Their father, Lewis Knight, died in 2011. But last summer he made contact with a family in Ireland, through a message in a bottle that washed up on their shores.
Knight was a sailor, first with Marine Atlantic and then with the Woodward Group in Labrador. Between 1970 and 2008 he pitched an unknown number of messages in a bottle into the sea — and received more than a dozen responses.
Today, his messages are still being found.
On Tuesday, Yvonne connected through Facebook with Donal Gallagher, who found her father's message on Inisheane, a small island in County Donegal. To the best of the family's knowledge, it was the second time a bottle has been found after his death.
"The first one pretty much all made us cry, because it felt like there was a piece of him living on," Susan said. "This year, when we got this one at Christmastime, it's almost like a little Christmas gift from him."
A life at sea
The Knights say their father loved to be at sea. His career lasted decades, working his way up from deck crew to ship's officer.

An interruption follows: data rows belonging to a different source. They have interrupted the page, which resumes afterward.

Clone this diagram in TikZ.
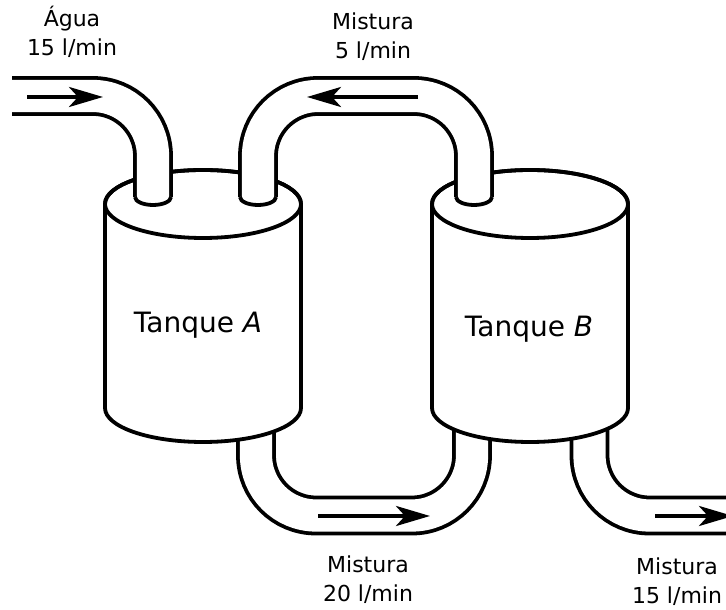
\documentclass[tikz,border=0pt]{standalone}
\usepackage{fontspec}
\setmainfont{DejaVu Sans}
\usetikzlibrary{arrows.meta}

\begin{document}
\begin{tikzpicture}[
  x=0.5pt, y=0.5pt,
  line width=1.9pt,
  pipe/.style={draw=black, double=white, double distance=16.1pt, rounded corners=30pt},
  flow/.style={-{Stealth[length=17pt, width=10pt, inset=4.5pt]}, line width=2pt},
  tag/.style={align=center, font=\fontsize{11}{14.5}\selectfont, inner sep=0pt},
  tanklabel/.style={font=\fontsize{14}{16}\selectfont, inner sep=0pt}
]
\clip (0,0) rectangle (726,609);

% pipes leaving the tanks at the bottom
\draw[pipe] (256,229) -- (256,93.5) -- (472,93.5) -- (472,229);
\draw[pipe] (589.5,229) -- (589.5,93.5) -- (760,93.5);

% the two tanks
\foreach \cx in {203,530} {
  \draw[fill=white] (\cx-98,405) -- (\cx-98,201)
    arc[start angle=180, end angle=360, x radius=98, y radius=34]
    -- (\cx+98,405)
    arc[start angle=0, end angle=180, x radius=98, y radius=34] -- cycle;
  \draw (\cx,405) ellipse [x radius=98, y radius=34];
}
\node[tanklabel] (tankA) at (198,284) {Tanque \textit{A}};
\node[tanklabel] (tankB) at (529,280) {Tanque \textit{B}};

% pipes entering from above
\draw[pipe] (12,513) -- (153,513) -- (153,412);
\draw[pipe] (258,412) -- (258,513) -- (474,513) -- (474,412);
\foreach \px in {153,258,474}
  \filldraw[fill=white] (\px-18,412)
    arc[start angle=180, end angle=360, x radius=18, y radius=8];

% flow directions
\draw[flow] (27,512) -- (103,512);
\draw[flow] (418,512) -- (307,512);
\draw[flow] (318,93) -- (430,93);
\draw[flow] (655,93) -- (733,93);

\node[tag] (agua) at (72,577) {Água\\15 l/min};
\node[tag] (mixAB) at (373,572) {Mistura\\5 l/min};
\node[tag] (mixBA) at (368,29) {Mistura\\20 l/min};
\node[tag] (mixOut) at (677,27) {Mistura\\15 l/min};

\end{tikzpicture}
\end{document}
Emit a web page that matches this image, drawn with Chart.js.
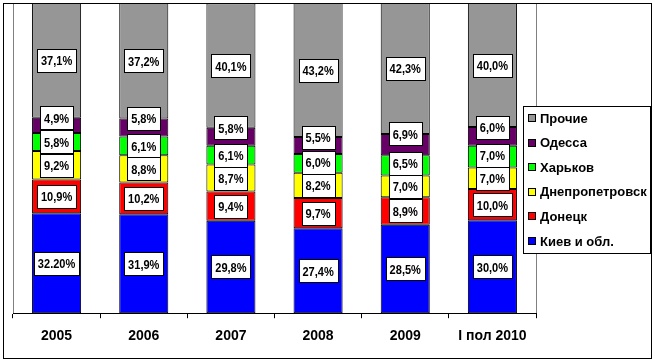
<!DOCTYPE html>
<html>
<head>
<meta charset="utf-8">
<script src="https://cdn.jsdelivr.net/npm/chart.js@4.4.1/dist/chart.umd.min.js"></script>
<style>
html,body{margin:0;padding:0;background:#fff;}
canvas{display:block;}
</style>
</head>
<body>
<canvas id="c" width="655" height="362"></canvas>
<script>
const categories = ['2005', '2006', '2007', '2008', '2009', 'I пол 2010'];
const seriesNames = ['Киев и обл.', 'Донецк', 'Днепропетровск', 'Харьков', 'Одесса', 'Прочие'];
const kiev     = [32.2, 31.9, 29.8, 27.4, 28.5, 30.0];
const donetsk  = [10.9, 10.2, 9.4, 9.7, 8.9, 10.0];
const dnepr    = [9.2, 8.8, 8.7, 8.2, 7.0, 7.0];
const kharkov  = [5.8, 6.1, 6.1, 6.0, 6.5, 7.0];
const odessa   = [4.9, 5.8, 5.8, 5.5, 6.9, 6.0];
const other    = [37.1, 37.2, 40.1, 43.2, 42.3, 40.0];
const labelOverrides = { '0|0': '32.20%' };

const colors = ['#0000FF', '#FF0000', '#FFFF00', '#00FF00', '#660066', '#969696'];
const values = [kiev, donetsk, dnepr, kharkov, odessa, other];
const FONT = '"Liberation Sans", Arial, sans-serif';

const datasets = values.map((v, i) => ({
  label: seriesNames[i],
  data: v,
  backgroundColor: colors[i],
  borderColor: '#000',
  borderWidth: 1,
  borderSkipped: false,
  categoryPercentage: 1.0,
  barPercentage: 0.563,
  labelAnchor: i === 4 ? 'end' : 'center'
}));

function fmt(ds, idx, v) {
  const k = ds + '|' + idx;
  if (labelOverrides[k]) return labelOverrides[k];
  return v.toFixed(1).replace('.', ',') + '%';
}

const bgPlugin = {
  id: 'bg',
  beforeDraw(chart) {
    const ctx = chart.ctx;
    ctx.save();
    ctx.fillStyle = '#fff';
    ctx.fillRect(0, 0, chart.width, chart.height);
    ctx.restore();
  },
  beforeDatasetsDraw(chart) {
    const ctx = chart.ctx, a = chart.chartArea;
    ctx.save();
    ctx.strokeStyle = '#808080';
    ctx.lineWidth = 1;
    ctx.beginPath();
    ctx.moveTo(Math.round(a.left) + 0.5, Math.round(a.bottom));
    ctx.lineTo(Math.round(a.left) + 0.5, Math.round(a.top) + 0.5);
    ctx.lineTo(Math.round(a.right) + 0.5, Math.round(a.top) + 0.5);
    ctx.lineTo(Math.round(a.right) + 0.5, Math.round(a.bottom));
    ctx.stroke();
    ctx.restore();
  }
};

const labelPlugin = {
  id: 'boxLabels',
  afterDatasetsDraw(chart) {
    const ctx = chart.ctx;
    ctx.save();
    ctx.font = 'bold 13px ' + FONT;
    ctx.textAlign = 'center';
    ctx.textBaseline = 'middle';
    const h = 23, sx = 0.85;
    const n = categories.length;
    for (let j = 0; j < n; j++) {
      let prevTop = Infinity;
      chart.data.datasets.forEach((ds, i) => {
        const el = chart.getDatasetMeta(i).data[j];
        const v = ds.data[j];
        const txt = fmt(i, j, v);
        const top = Math.min(el.y, el.base), bot = Math.max(el.y, el.base);
        let cy = ds.labelAnchor === 'end' ? top : (top + bot) / 2;
        if (cy + h / 2 > prevTop) cy = prevTop - h / 2;
        prevTop = cy - h / 2;
        const tw = ctx.measureText(txt).width * sx;
        const w = Math.round(tw + 8);
        const x0 = Math.round(el.x - w / 2) + 0.5;
        const y0 = Math.round(cy - h / 2) + 0.5;
        ctx.fillStyle = '#fff';
        ctx.fillRect(x0, y0, w, h);
        ctx.strokeStyle = '#000';
        ctx.lineWidth = 1;
        ctx.strokeRect(x0, y0, w, h);
        ctx.fillStyle = '#000';
        ctx.save();
        ctx.translate(el.x, Math.round(cy) + 1);
        ctx.scale(sx, 1);
        ctx.fillText(txt, 0, 0);
        ctx.restore();
      });
    }
    ctx.restore();
  }
};

const legendPlugin = {
  id: 'customLegend',
  afterDraw(chart) {
    const ctx = chart.ctx;
    ctx.save();
    ctx.strokeStyle = '#000';
    ctx.lineWidth = 1;
    ctx.strokeRect(3.5, 3.5, 648, 355);
    const lx = 523.5, ly = 106.5, lw = 127, lh = 147;
    ctx.fillStyle = '#fff';
    ctx.fillRect(lx, ly, lw, lh);
    ctx.strokeRect(lx, ly, lw, lh);
    ctx.font = 'bold 13px ' + FONT;
    ctx.textBaseline = 'middle';
    ctx.textAlign = 'left';
    const items = chart.data.datasets.slice().reverse();
    items.forEach((ds, k) => {
      const cy = 118 + k * 24.6;
      ctx.fillStyle = ds.backgroundColor;
      ctx.fillRect(528.5, Math.round(cy) - 3.5, 7, 7);
      ctx.strokeStyle = '#000';
      ctx.strokeRect(528.5, Math.round(cy) - 3.5, 7, 7);
      ctx.fillStyle = '#000';
      ctx.fillText(ds.label, 540, cy + 1);
    });
    ctx.restore();
  }
};

new Chart(document.getElementById('c'), {
  type: 'bar',
  data: { labels: categories, datasets },
  options: {
    responsive: false,
    devicePixelRatio: 1,
    animation: false,
    layout: { padding: { left: 13, right: 119, top: 3, bottom: 7 } },
    plugins: { legend: { display: false }, tooltip: { enabled: false } },
    scales: {
      x: {
        stacked: true,
        grid: { display: true, drawOnChartArea: false, drawTicks: true, tickLength: 5, color: '#000', offset: true },
        border: { display: true, color: '#000', width: 1 },
        ticks: { color: '#000', font: { family: FONT, size: 14, weight: 'bold' }, padding: 10, maxRotation: 0, autoSkip: false }
      },
      y: {
        stacked: true,
        display: false,
        min: 0,
        max: 100
      }
    }
  },
  plugins: [bgPlugin, labelPlugin, legendPlugin]
});
</script>
</body>
</html>
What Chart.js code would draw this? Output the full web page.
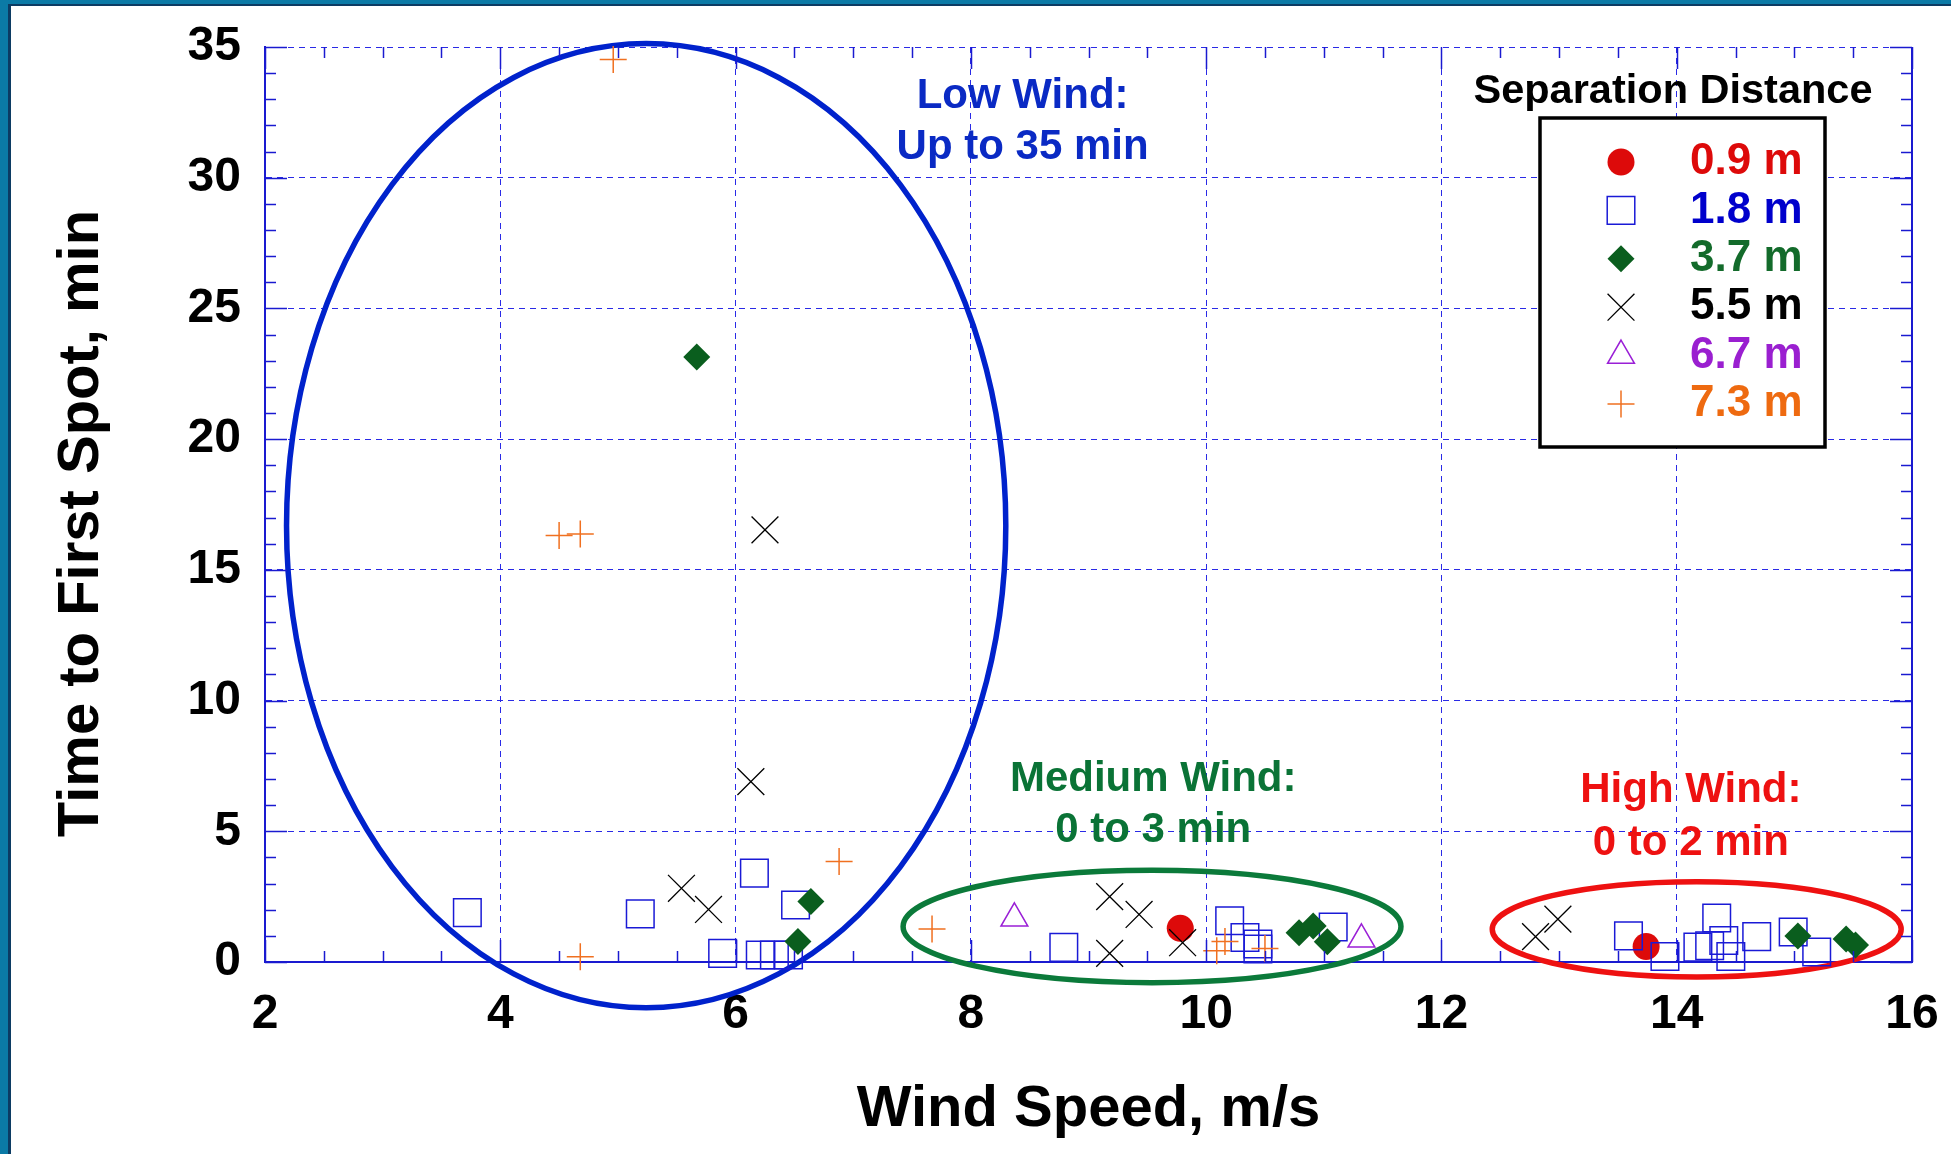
<!DOCTYPE html>
<html>
<head>
<meta charset="utf-8">
<title>Time to First Spot vs Wind Speed</title>
<script src="https://cdn.jsdelivr.net/npm/chart.js@4.4.1/dist/chart.umd.min.js"></script>
<style>
  html, body { margin: 0; padding: 0; background: #fff; }
  #frame { position: absolute; left: 0; top: 0; width: 1951px; height: 1154px; background: #0b7aa6; }
  #paper { position: absolute; left: 8px; top: 4px; right: 0; bottom: 0; background: #fff;
           border-left: 3px solid #0c3b63; border-top: 2px solid #0c3b63; }
  #spotChart { position: absolute; left: 0; top: 0; }
</style>
</head>
<body>
<div id="frame"><div id="paper"></div></div>
<canvas id="spotChart" width="1951" height="1154"></canvas>
<script>
const FONT = "'Liberation Sans', Arial, Helvetica, sans-serif";

// separation distance groups
const separations = ['0.9 m', '1.8 m', '3.7 m', '5.5 m', '6.7 m', '7.3 m'];

// 0.9 m
const speed09 = [9.78, 13.74];
const time09  = [1.29, 0.59];

// 1.8 m
const speed18 = [3.72, 5.19, 6.16, 5.89, 6.51, 6.21, 6.33, 6.45,
                 8.79, 10.20, 10.33, 10.44, 10.44, 11.08,
                 13.59, 13.90, 14.18, 14.28, 14.34, 14.40, 14.46, 14.68, 14.99, 15.19];
const time18  = [1.89, 1.84, 3.40, 0.33, 2.18, 0.27, 0.27, 0.27,
                 0.56, 1.58, 0.94, 0.69, 0.50, 1.34,
                 1.00, 0.21, 0.57, 0.62, 1.68, 0.82, 0.21, 0.97, 1.15, 0.38];

// 3.7 m
const speed37 = [5.67, 6.64, 6.53, 10.79, 10.91, 11.03, 15.03, 15.44, 15.52];
const time37  = [23.14, 2.31, 0.78, 1.12, 1.38, 0.77, 0.99, 0.88, 0.65];

// 5.5 m
const speed55 = [6.25, 6.13, 5.54, 5.77, 9.18, 9.43, 9.18, 9.80, 12.80, 12.99];
const time55  = [16.53, 6.90, 2.82, 2.01, 2.50, 1.82, 0.33, 0.74, 0.97, 1.64];

// 6.7 m
const speed67 = [8.37, 11.32];
const time67  = [1.67, 0.87];

// 7.3 m
const speed73 = [4.96, 4.50, 4.68, 4.68, 6.88, 7.67, 10.09, 10.16, 10.50];
const time73  = [34.52, 16.31, 16.37, 0.20, 3.84, 1.26, 0.43, 0.78, 0.52];

// colours
const axisBlue = '#1a1ad0';
const gridBlue = '#2a2ae6';
const red = '#dd0a0a';
const blue = '#1a1ad6';
const green = '#0a5e1e';
const purple = '#9a1fd6';
const orange = '#f07020';

// wind zones (ellipse in data units) and their notes
const zones = [
  { cx: 5.24, cy: 16.69, rx: 3.057, ry: 18.44, color: '#0022cc',
    text: ['Low Wind:', 'Up to 35 min'], tx: 8.44, ty: [33.1, 31.15], textColor: '#0a2ac4' },
  { cx: 9.54, cy: 1.36, rx: 2.116, ry: 2.15, color: '#0b7a3a',
    text: ['Medium Wind:', '0 to 3 min'], tx: 9.55, ty: [7.0, 5.05], textColor: '#0a7336' },
  { cx: 14.17, cy: 1.25, rx: 1.738, ry: 1.82, color: '#ee1111',
    text: ['High Wind:', '0 to 2 min'], tx: 14.12, ty: [6.55, 4.55], textColor: '#ee1111' }
];

function toPoints(xs, ys) {
  return xs.map((v, i) => ({ x: v, y: ys[i] }));
}

const datasets = [
  { label: separations[0], data: toPoints(speed09, time09), pointStyle: 'circle', pointRadius: 13.5,
    backgroundColor: red, borderColor: red, borderWidth: 0, order: 6, textColor: '#dd0a0a' },
  { label: separations[1], data: toPoints(speed18, time18), pointStyle: 'rect', pointRadius: 19.5,
    backgroundColor: 'rgba(0,0,0,0)', borderColor: blue, borderWidth: 1.5, order: 5, textColor: '#0000cc' },
  { label: separations[2], data: toPoints(speed37, time37), pointStyle: 'rectRot', pointRadius: 13.5,
    backgroundColor: green, borderColor: green, borderWidth: 0, order: 4, textColor: '#136b2b' },
  { label: separations[3], data: toPoints(speed55, time55), pointStyle: 'crossRot', pointRadius: 19,
    backgroundColor: '#000', borderColor: '#000', borderWidth: 1.3, order: 3, textColor: '#000000' },
  { label: separations[4], data: toPoints(speed67, time67), pointStyle: 'triangle', pointRadius: 15.5,
    backgroundColor: 'rgba(0,0,0,0)', borderColor: purple, borderWidth: 1.5, order: 2, textColor: '#9a1fd0' },
  { label: separations[5], data: toPoints(speed73, time73), pointStyle: 'cross', pointRadius: 13.5,
    backgroundColor: orange, borderColor: orange, borderWidth: 1.5, order: 1, textColor: '#ee6a10' }
];
datasets.forEach(d => { d.pointHoverRadius = d.pointRadius; d.clip = false; });

function line(ctx, x1, y1, x2, y2) {
  ctx.beginPath();
  ctx.moveTo(x1, y1);
  ctx.lineTo(x2, y2);
  ctx.stroke();
}

// ellipses, inside ticks, notes, legend box and y title
const decor = {
  id: 'decor',
  beforeDatasetsDraw(chart) {
    const { ctx, scales: { x, y } } = chart;
    ctx.save();
    zones.forEach(z => {
      const cx = x.getPixelForValue(z.cx);
      const cy = y.getPixelForValue(z.cy);
      const rx = x.getPixelForValue(z.cx + z.rx) - cx;
      const ry = cy - y.getPixelForValue(z.cy + z.ry);
      ctx.beginPath();
      ctx.ellipse(cx, cy, rx, ry, 0, 0, Math.PI * 2);
      ctx.lineWidth = 5.5;
      ctx.strokeStyle = z.color;
      ctx.stroke();
    });
    ctx.restore();
  },
  afterDatasetsDraw(chart) {
    const { ctx, chartArea: a, scales: { x, y } } = chart;
    ctx.save();

    // inside tick marks on all four sides
    ctx.strokeStyle = axisBlue;
    ctx.lineWidth = 1.5;
    for (let v = 2; v <= 16.001; v += 0.5) {
      const px = Math.round(x.getPixelForValue(v)) + 0.5;
      const len = (Math.abs(v % 2) < 0.001) ? 22 : 11;
      line(ctx, px, a.bottom, px, a.bottom - len);
      line(ctx, px, a.top, px, a.top + len);
    }
    for (let v = 0; v <= 35; v += 1) {
      const py = Math.round(y.getPixelForValue(v)) + 0.5;
      const len = (v % 5 === 0) ? 22 : 11;
      line(ctx, a.left, py, a.left + len, py);
      line(ctx, a.right, py, a.right - len, py);
    }
    ctx.lineWidth = 2;
    line(ctx, a.right, a.top, a.right, a.bottom);

    // zone notes
    ctx.font = 'bold 42px ' + FONT;
    ctx.textAlign = 'center';
    ctx.textBaseline = 'middle';
    zones.forEach(z => {
      ctx.fillStyle = z.textColor;
      z.text.forEach((t, i) => {
        ctx.fillText(t, x.getPixelForValue(z.tx), y.getPixelForValue(z.ty[i]));
      });
    });

    // legend
    const lg = { left: a.right - 372, top: a.top + 71, right: a.right - 87, bottom: a.top + 400 };
    ctx.fillStyle = '#fff';
    ctx.fillRect(lg.left, lg.top, lg.right - lg.left, lg.bottom - lg.top);
    ctx.strokeStyle = '#000';
    ctx.lineWidth = 3.5;
    ctx.strokeRect(lg.left, lg.top, lg.right - lg.left, lg.bottom - lg.top);

    ctx.fillStyle = '#000';
    ctx.font = 'bold 41.5px ' + FONT;
    ctx.fillText('Separation Distance', a.right - 239, a.top + 45);

    ctx.textAlign = 'left';
    ctx.font = 'bold 44px ' + FONT;
    chart.data.datasets.forEach((d, i) => {
      const ry = lg.top + 44 + i * 48.4;
      const mx = lg.left + 81;
      ctx.fillStyle = d.backgroundColor;
      ctx.strokeStyle = d.borderColor;
      ctx.lineWidth = d.borderWidth;
      Chart.helpers.drawPoint(ctx, { pointStyle: d.pointStyle, radius: d.pointRadius, rotation: 0, borderWidth: d.borderWidth }, mx, ry);
      ctx.fillStyle = d.textColor;
      ctx.fillText(d.label, lg.left + 150, ry);
    });

    // y axis title
    ctx.fillStyle = '#000';
    ctx.font = 'bold 58px ' + FONT;
    ctx.textAlign = 'center';
    ctx.textBaseline = 'alphabetic';
    ctx.translate(98, (a.top + a.bottom) / 2 + 19);
    ctx.rotate(-Math.PI / 2);
    ctx.fillText('Time to First Spot, min', 0, 0);
    ctx.restore();
  }
};

const tickFont = { family: FONT, size: 48, weight: 'bold' };

new Chart(document.getElementById('spotChart'), {
  type: 'scatter',
  data: { datasets: datasets },
  options: {
    responsive: false,
    animation: false,
    devicePixelRatio: 1,
    events: [],
    layout: { padding: { left: 0, right: 39, top: 47, bottom: 0 } },
    plugins: { legend: { display: false }, tooltip: { enabled: false } },
    scales: {
      x: {
        type: 'linear', min: 2, max: 16,
        ticks: { stepSize: 2, color: '#000', font: tickFont, padding: 24 },
        grid: { color: gridBlue, lineWidth: 1, drawTicks: false },
        border: { display: true, color: axisBlue, width: 2, dash: [6, 5] },
        title: { display: true, text: 'Wind Speed, m/s', color: '#000',
                 font: { family: FONT, size: 58, weight: 'bold' }, padding: { top: 0, bottom: 9 } },
        afterFit: (scale) => {
          scale.height = 192;
          scale.paddingLeft = 0;
          scale.paddingRight = 0;
        }
      },
      y: {
        type: 'linear', min: 0, max: 35,
        ticks: { stepSize: 5, color: '#000', font: tickFont, padding: 24 },
        grid: { color: gridBlue, lineWidth: 1, drawTicks: false },
        border: { display: true, color: axisBlue, width: 2, dash: [6, 5] },
        afterFit: (scale) => {
          scale.width = 265;
          scale.paddingTop = 0;
          scale.paddingBottom = 0;
        }
      }
    }
  },
  plugins: [decor]
});
</script>
</body>
</html>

His messages were not complex — usually just his address where someone could write him back — but he was fascinated about where they would wash up.
They were often sent inside Purity syrup bottles, the family says.
This latest bottle had been thrown from the Northern Ranger off Labrador in November 2004.
Gallagher found it with his daughter on the small island in June 2016, while on a family vacation. He was amazed at its condition.
"The first thing we saw was the date of 2004. This is unbelievable, because the bottle itself was in quite good condition," he says. "The actual message, it was in great condition considering what it went through."
After trying multiple ways to reach Lewis, Gallagher posted a few photos to a Facebook group called Lost At Sea. It's there that he made contact with Yvonne.
"It just takes you back to the excitement that he would have had if he had still been alive," she says, "and just share the love that he had for the sea, and throwing things overboard to see where it would go."
Lewis Knight's home, where the family still lives, is filled with postcards and responses to his bottled messages.
The women say there have been 30 bottles found so far, many of them in Scotland and Ireland.
The responses ranged from postcards and pamphlets to photos of families and a newspaper article from Scotland in 2008, where Lewis Knight was featured.
"That's exciting to see, that it's not just fun and fascinating for us, but that other people find it quite intriguing too," Yvonne says. "He got to see a little bit of a world even though he didn't have to go there."
Knight's daughters say there is always a funny story to how the messages are found — for instance, by kayakers stuck on an uninhabited island or a man chasing a sheep up the side of a cliff.
"I like the idea that there is potential that they're still floating around and can be found," says Yvonne.
"As long as his bottles are out there, Lewis is not gone. Lewis's spirit lives on," Gallagher said.